Hence option (B) is also a correct answer.

As we know that the kinetic energy gained by the ball is equal to $\dfrac{1}{2}m{v^2}$

So the kinetic energy lost by ball A is the difference of the kinetic energy of ball A before the collision and after the collision, same as for ball B.

So the total kinetic energy lost = kinetic energy lost by ball A + kinetic energy lost by ball B

Therefore, kinetic energy lost = $\dfrac{1}{2}{m_1}\left( {u_1^2 - v_1^2} \right) + \dfrac{1}{2}{m_2}\left( {u_2^2 - v_2^2} \right)$

Now substitute the values we have,

$ \Rightarrow \dfrac{1}{2}\left( 1 \right)\left( {{{\left( {21} \right)}^2} - {{\left( 1 \right)}^2}} \right) + \dfrac{1}{2}\left( 2 \right)\left( {{{\left( { - 4} \right)}^2} - {{\left( 6 \right)}^2}} \right)$

Now simplify this we have,

$ \Rightarrow \dfrac{1}{2}\left( {441 - 1} \right) + \left( {16 - 36} \right) = \dfrac{{440}}{2} - 20 = 220 - 20 = 200$J

Hence option (C) is also the correct answer.

Impulse of force on ball A is the product of mass and change in velocity, same as for ball B.

So impulse of force (I.F) between the two balls is the difference of the impulse of force of the respective balls. The magnitude of  impulse of  force acting on ball A is equal to the magnitude of the impulse of force acting on ball B but in the opposite direction. So, to find the impulse of force acting between the two balls, we only have to find the impulse of force ball A or ball B. Here, we are calculating the impulse of force on ball A.

Therefore, I.F = ${m_1}\left( {{v_1} - {u_1}} \right) $

Now substitute the values we have,

I.F = $\left( 1 \right)\left( {21 - 1} \right)$

I.F = $20$ kgm/s (or) N-s

Hence option (D) is a wrong answer.

Hence all the options A,B, and C are correct.

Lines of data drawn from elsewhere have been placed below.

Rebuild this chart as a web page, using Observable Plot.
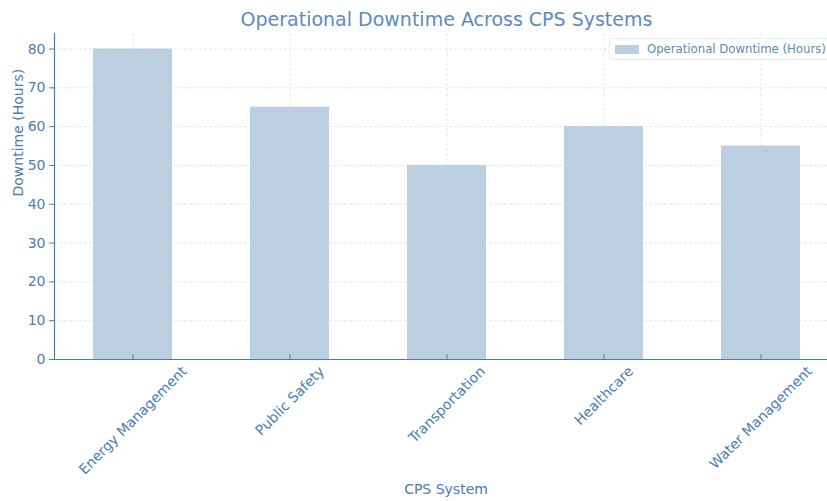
<!DOCTYPE html>
<html><head><meta charset="utf-8">
<script src="https://cdn.jsdelivr.net/npm/d3@7"></script>
<script src="https://cdn.jsdelivr.net/npm/@observablehq/plot@0.6"></script>
<style>
body{margin:0;background:#fff;font-family:"DejaVu Sans",sans-serif;}
#wrap{position:relative;width:827px;height:501px;overflow:hidden;}
#title{position:absolute;left:54px;width:785px;top:8px;text-align:center;font-size:19px;color:#5b8bc0;}
#legend{position:absolute;left:609px;top:38px;width:232px;height:22px;border:1px solid #e3ebf3;border-radius:3px;background:#fff;font-size:11.7px;color:#5a8abf;display:flex;align-items:center;box-sizing:border-box;}
#legend .sw{width:24px;height:9px;background:#bccfe0;margin-left:5px;margin-right:8px;}
svg{position:absolute;left:0;top:0;}
</style></head><body>
<div id="wrap">
<div id="title">Operational Downtime Across CPS Systems</div>
</div>
<script>
const categories = ["Energy Management","Public Safety","Transportation","Healthcare","Water Management"];
const downtime = [80, 65, 50, 60, 55];
const yTicks = [0,10,20,30,40,50,60,70,80];
const seriesName = "Operational Downtime (Hours)";

const data = categories.map((c,i)=>({system:c, hours:downtime[i]}));
const ink = "#4a7cb5";
const grid = "#d6e2ef";
const tickFont = 14;

// measure label widths to centre rotated labels like the reference
const ctx = document.createElement("canvas").getContext("2d");
ctx.font = tickFont + "px 'DejaVu Sans'";
const labelMarks = categories.map(c => {
  const w = ctx.measureText(c).width;
  const half = (w + tickFont * 1.1) * Math.SQRT1_2 / 2;
  return Plot.text([c], {x: d=>d, y: ()=>0, text: d=>d, rotate: -45, textAnchor: "middle", lineAnchor: "middle", dy: 4 + half, fill: ink, fontSize: tickFont});
});

const chart = Plot.plot({
  width: 827, height: 501,
  marginTop: 33, marginBottom: 142, marginLeft: 54, marginRight: 0,
  style: {fontFamily: "DejaVu Sans, sans-serif", fontSize: "13px", color: ink, background: "transparent"},
  x: {domain: categories, range: [54, 839], paddingInner: 0.5, paddingOuter: 0.25, align: 0.5, axis: null},
  y: {domain: [0, 84]},
  marks: [
    Plot.gridY(yTicks, {stroke: grid, strokeOpacity: 1, strokeDasharray: "3,2", strokeWidth: 0.8}),
    Plot.gridX(categories, {stroke: grid, strokeOpacity: 1, strokeDasharray: "3,2", strokeWidth: 0.8}),
    Plot.barY(data, {x: "system", y: "hours", fill: "#bccfe0"}),
    Plot.ruleX(categories, {x: d=>d, y1: 0, y2: 1.2, stroke: ink, strokeWidth: 1}),
    Plot.axisY(yTicks, {tickSize: 5, tickPadding: 4, stroke: ink, fill: ink, label: null, fontSize: tickFont}),
    ...labelMarks,
    Plot.frame({anchor: "left", stroke: ink, strokeWidth: 1.2}),
    Plot.ruleY([0], {stroke: ink, strokeWidth: 1.2}),
    Plot.text(["Downtime (Hours)"], {frameAnchor: "left", dx: -36, rotate: -90, fill: ink, fontSize: 14}),
    Plot.text(["CPS System"], {frameAnchor: "bottom", dx: 5, dy: 134, fill: ink, fontSize: 14})
  ]
});
const wrap = document.getElementById("wrap");
wrap.insertBefore(chart, wrap.firstChild);
const lg = document.createElement("div");
lg.id = "legend";
lg.innerHTML = '<div class="sw"></div><span></span>';
lg.querySelector("span").textContent = seriesName;
wrap.appendChild(lg);
</script>
</body></html>
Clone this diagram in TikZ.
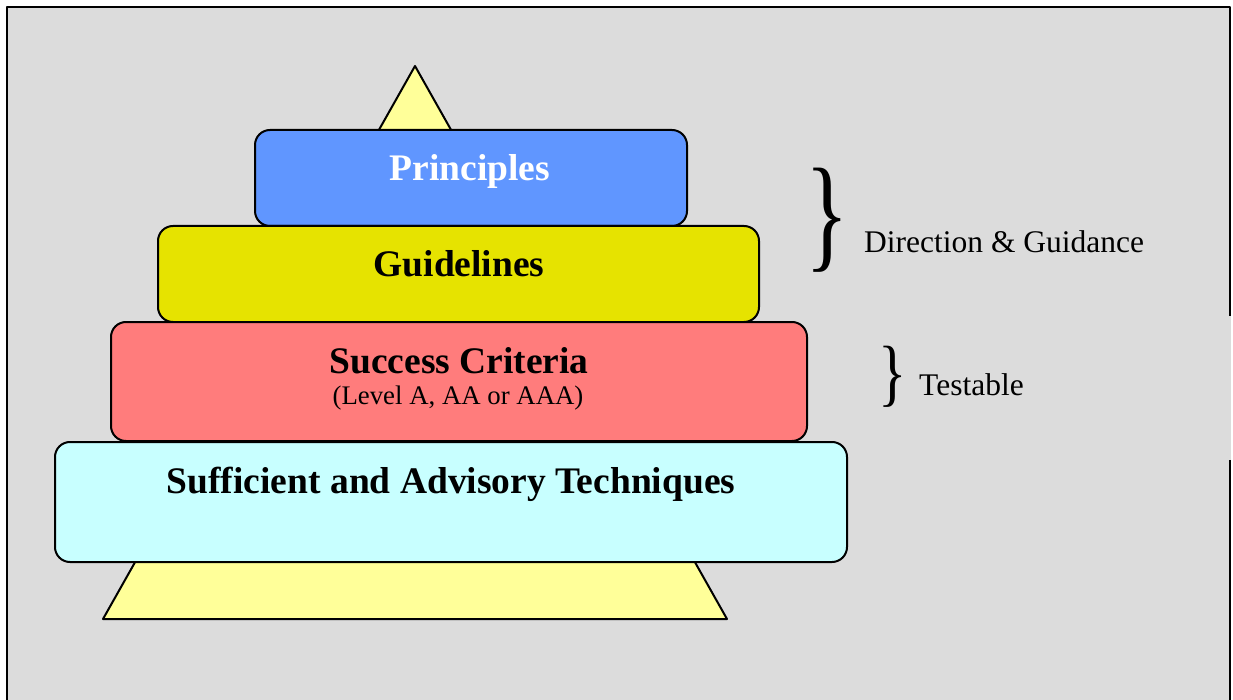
\documentclass[tikz,border=0pt]{standalone}
\usepackage{fontspec}
\setmainfont{Liberation Serif}
\usepackage{xcolor}
\definecolor{panelgray}{HTML}{DCDCDC}
\definecolor{pyramidyellow}{HTML}{FFFF99}
\definecolor{principleblue}{HTML}{6096FF}
\definecolor{guideyellow}{HTML}{E6E300}
\definecolor{criteriared}{HTML}{FF7C7C}
\definecolor{techcyan}{HTML}{C8FFFF}

\begin{document}
\begin{tikzpicture}[x=1pt,y=-1pt,line join=round]
    \tikzstyle{layer}=[draw=black, line width=2pt, rounded corners=15pt, inner sep=0pt]
    \tikzstyle{title}=[font=\fontsize{37.5}{44}\selectfont\bfseries, anchor=base, inner sep=0pt]
    \tikzstyle{note}=[font=\fontsize{31.5}{38}\selectfont, anchor=base west, inner sep=0pt]
    \tikzstyle{brace}=[inner sep=0pt, anchor=center]

    \useasboundingbox (0,0) rectangle (1233,700);

    % grey panel, open at the bottom
    \fill[panelgray] (7,7) rectangle (1231,700);
    \draw[line width=2.4pt] (7,700) -- (7,7) -- (1230,7) -- (1230,316);
    \draw[line width=2.4pt] (1230,460) -- (1230,700);

    % the pyramid behind the layers
    \draw[fill=pyramidyellow, line width=2pt] (415,66) -- (727,619) -- (103,619) -- cycle;

    % layers, top to bottom
    \node[layer, fill=principleblue, minimum width=432, minimum height=96] (P) at (471,178) {};
    \node[layer, fill=guideyellow, minimum width=601, minimum height=96] (G) at (458.5,274) {};
    \node[layer, fill=criteriared, minimum width=696, minimum height=119] (S) at (459,381.5) {};
    \node[layer, fill=techcyan, minimum width=792, minimum height=120] (T) at (451,502) {};

    \node[title, text=white] (P-text) at (470,181) {Principles};
    \node[title] (G-text) at (459,277) {Guidelines};
    \node[title] (S-text) at (459,373) {Success Criteria};
    \node[font=\fontsize{26.8}{32}\selectfont, anchor=base, inner sep=0pt] (S-sub) at (458,404) {(Level A, AA or AAA)};
    \node[title] (T-text) at (451,493) {Sufficient and Advisory Techniques};

    % side notes
    \node[brace, font=\fontsize{126}{130}\selectfont] (B-1) at (827,220) {\scalebox{0.72}[1]{\}}};
    \node[note] (N-1) at (864,253) {Direction \& Guidance};
    \node[brace, font=\fontsize{74}{80}\selectfont] (B-2) at (893,377) {\scalebox{0.8}[1]{\}}};
    \node[note] (N-2) at (919,395) {Testable};
\end{tikzpicture}
\end{document}
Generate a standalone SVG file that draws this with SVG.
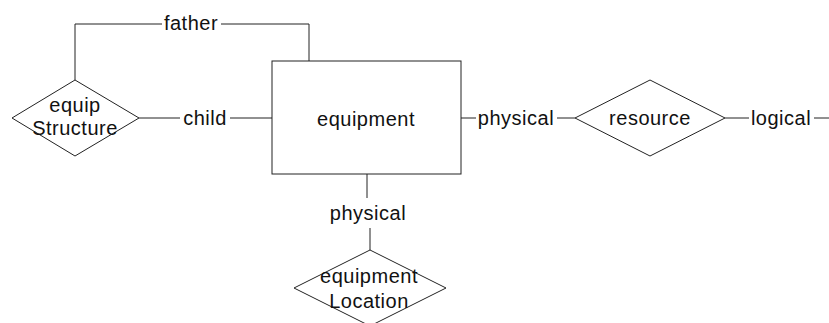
<svg xmlns="http://www.w3.org/2000/svg" width="829" height="323" viewBox="0 0 829 323">
<style>
.shape{fill:#fff;stroke:#222;stroke-width:1}
.ln{fill:none;stroke:#222;stroke-width:1}
text{font-family:"Liberation Sans",Arial,sans-serif;font-size:20px;fill:#111;text-anchor:middle;letter-spacing:0.5px}
</style>
<rect width="829" height="323" fill="#fff"/>
<g id="connectors">
<polyline class="ln" points="75,80 75,24 162,24"/>
<polyline class="ln" points="221,24 309,24 309,61"/>
<line class="ln" x1="139" y1="118" x2="180" y2="118"/>
<line class="ln" x1="230" y1="118" x2="272" y2="118"/>
<line class="ln" x1="461" y1="118" x2="476" y2="118"/>
<line class="ln" x1="557" y1="118" x2="575" y2="118"/>
<line class="ln" x1="725" y1="118" x2="749" y2="118"/>
<line class="ln" x1="814" y1="118" x2="829" y2="118"/>
<line class="ln" x1="367" y1="174" x2="367" y2="198"/>
<line class="ln" x1="370" y1="228" x2="370" y2="250"/>
<text x="191" y="30">father</text>
<text x="205" y="125">child</text>
<text x="516" y="125">physical</text>
<text x="781" y="125">logical</text>
<text x="368" y="220">physical</text>
</g>
<g id="equipStructure">
<polygon class="shape" points="75,80 139,118 75,156 12,118"/>
<text x="75" y="112">equip</text>
<text x="75" y="135">Structure</text>
</g>
<g id="equipment">
<rect class="shape" x="272" y="61" width="189" height="113"/>
<text x="366" y="126">equipment</text>
</g>
<g id="resource">
<polygon class="shape" points="650,80 725,118 650,156 575,118"/>
<text x="650" y="125">resource</text>
</g>
<g id="equipmentLocation">
<polygon class="shape" points="370,250 446,288 370,326 294,288"/>
<text x="369" y="283">equipment</text>
<text x="369" y="308">Location</text>
</g>
</svg>
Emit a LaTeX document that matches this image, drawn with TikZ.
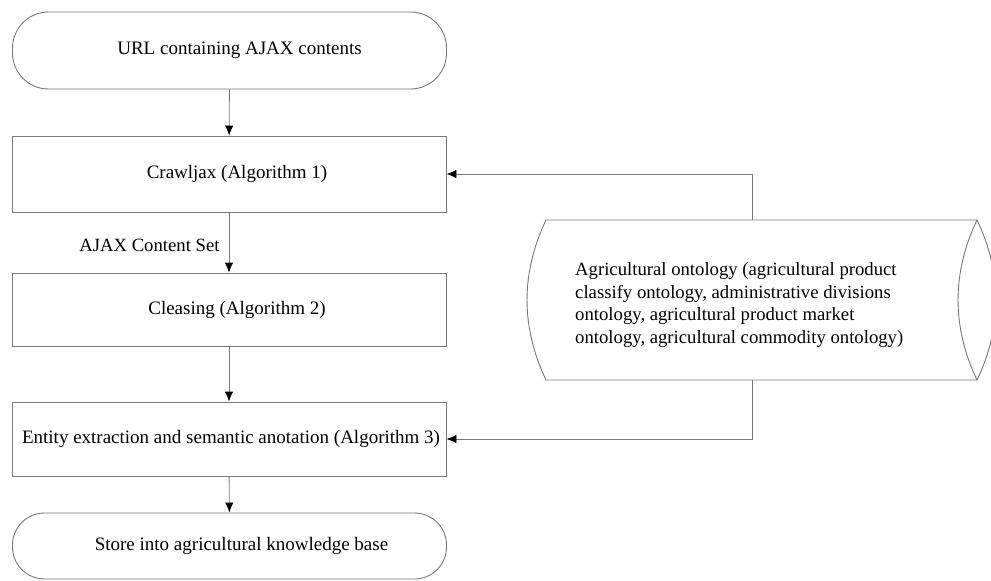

Note: The coefficient of restitution is always in the range of 0 to 1 that is $0 \leqslant e \leqslant 1$. In case of a perfectly inelastic collision the coefficient of restitution is 0, this means that the two balls will stick together after the collision has taken place. The total kinetic energy loss of the entire system is equal to the losses due to the individual components of that system.